What are the "giant marshmallow" things I saw laying out in farm fields?

Last night, I drove up to the White River ampitheatre in scenic Auburn, WA, to see Kiss and Def Leppard perform live. (Both bands absolutely kicked ass, and their opening act, Kobra and the Lotus, was equally amazing, but that’s a subject for another thread.) Coming from the south, the main way there involves taking a series of increasingly small highways until you’re just plain driving down a two-lane country road straight through the middle of farm country. I’ve taken that route to get there several times before for concerts in the past, but this time I wasn’t paying attention and I missed the last left turn, and I drove an extra six or seven miles out into the sticks before I realized I should’ve reached my destination by now. I eventually got myself turned around and made it to the venue in time for the show, but in the meantime I got to take in the sights of the farm country - cows, sheep, more cows, the ever-present aroma of dung, a fat elderly man in overalls driving a tractor down the highway, and the subject of my post today.

In several farms I passed by on the road, I noticed several dozen large cylindrical white objects lying out in the fields. I’d guess that they were about four or five feet tall or so and two or three feet wide, almost the exact same proportions as a marshmallow that you’d roast over a campfire. Not every farm had them, but at least a third to a half of them that I passed by had them, and they were mostly laid out in a grid across the area that I could see, maybe twenty feet or so apart from each other, lying on their round side. One farm didn’t have any laid out like that, but they did have a stack of them in the corner of the lot by the fence.

What the hell was I looking at? If it helps, it’s been mostly sunny and hot here recently with a few minor bits of rain, it hasn’t dropped below freezing at night since March or so, and it’s raspberry-picking season in this neck of the woods.

Hay!.

Yup - hay - the bales are often wrapped in plastic film, which is sometimes white (the machine that does this is freakin’ awesome).

Wrapped bales might actually be silage (moist hay sprayed with acid to preserve it).

Tractor eggs. Although there’s no point in stealing one if you’re looking to get a free tractor. Like the banana, tractors have been so altered by selective breeding they’re now incapable of fertilising their eggs/fruits, and have to be produced by cloning. Under the right conditions (kept a secret by the manufacturers) as little as a single bolt can grow into a new tractor in months.

They definitely didn’t look like that, but if that was wrapped in plastic it’d be about the right shape.

Those big marshmallow looking things were round hay bales, baled/wrapped in white plastic. I’m from the South and how I know this is my FIL and neighbor are old time farmers. Hope that helps.
Have a blessed day!

HAY!,

Even though its been answered, here is a more accurate picture of what you saw. Google: Hay plastic wrapped

“sprayed with acid”? Silage is fermented hay, and produces its own acid.

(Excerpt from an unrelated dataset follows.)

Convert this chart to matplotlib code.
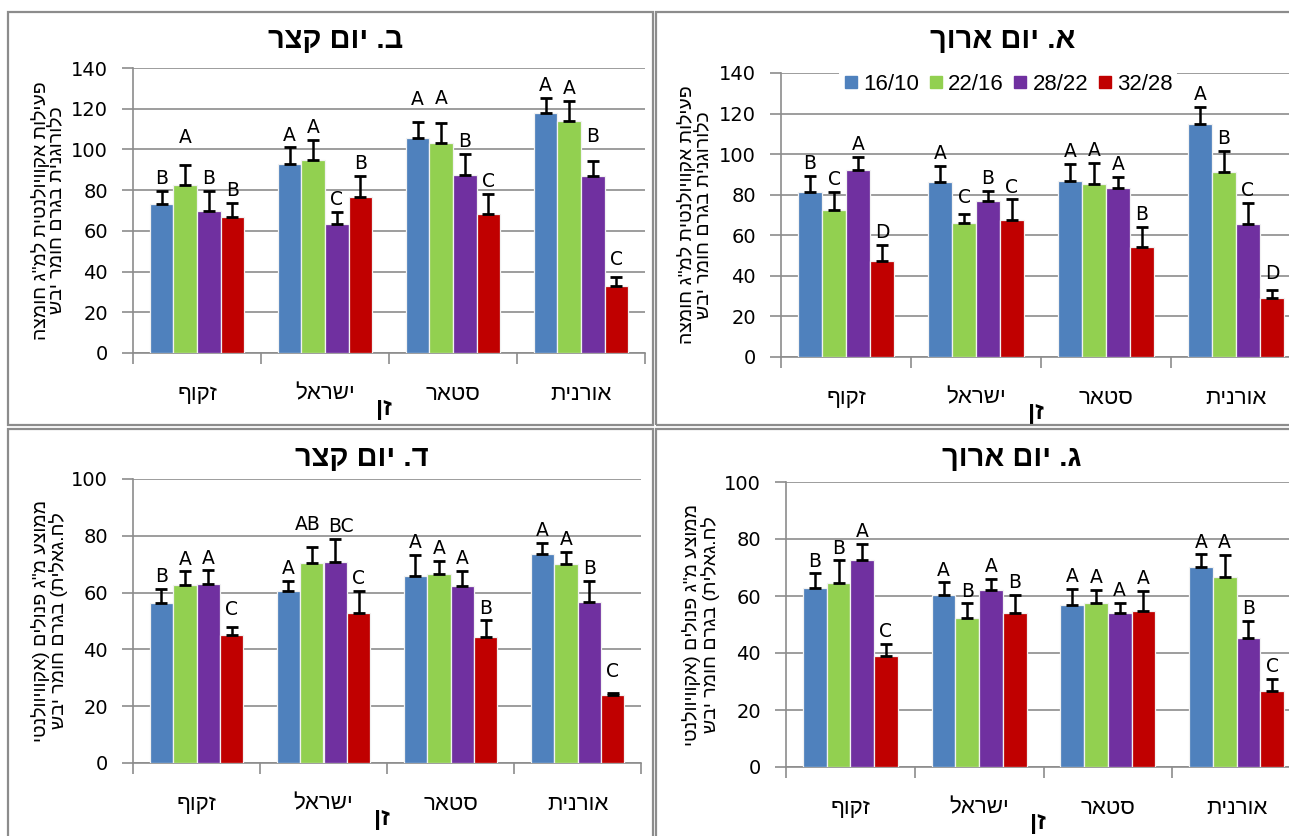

I’m not a farmer, but I do know some, and there isn’t a single mention of adding acid in the wikipedia article linked to by kayaker, just that some modern silage production uses starter cultures for a more consistent result.

Yeah, that’s definitely it.

Is there any particular reason they’d be laid out in a grid pattern like I mentioned - perhaps an artifact of how the baling machine works?

Yep, they are made and spit out as they are produced. Imagine mowing your lawn and dumping bagged grass periodically.

http://lmgtfy.com/?q=acid+additive+silage

I thought hay, but the description sounded all off. The hay bales I see are much bigger than that, and when in a field they’re certainly not twice as high as they are wide.

Also, I thought everyone would know what they look like. I see them all the time, and it’s not like I live on a farm or anything. Are there whole areas where most people might not recognize hay bales when they see them?

There, there, Deere.

What can I say? I’m a city boy and I rarely venture into the parts of the world where fat elderly men drive tractors down the highway at their leisure.

Some farmers get creative with their hay.

http://assets.inhabitat.com/wp-content/blogs.dir/1/files/2013/08/Snugbury-Straw-Dalek-1-537x357.jpg

A place near my house likes to line up their plastic-wrapped hay bales and spray paint a face on each one. Those wacky farmers.

With their corn fields as well. My buddy Herb plans his yearly corn maze a year ahead of time, using a computer and the help from a friend with a plane.

those were specially bred mallow plants. they now run them through a slicer compared to the old fashioned individual picking.

I don’t know where you are from, but on the farms of Minn (I grew up on one) silage is just chopped corn; cobs, stalks and leaves. NOT hay.
It’s stored in special air-tight containers (steel silos that are usually blue (it’s a brand)) and the decomposition stops once it’s used up all the oxygen.
These silos are filled from the top and ‘used’ from the bottom, which is the oldest silage.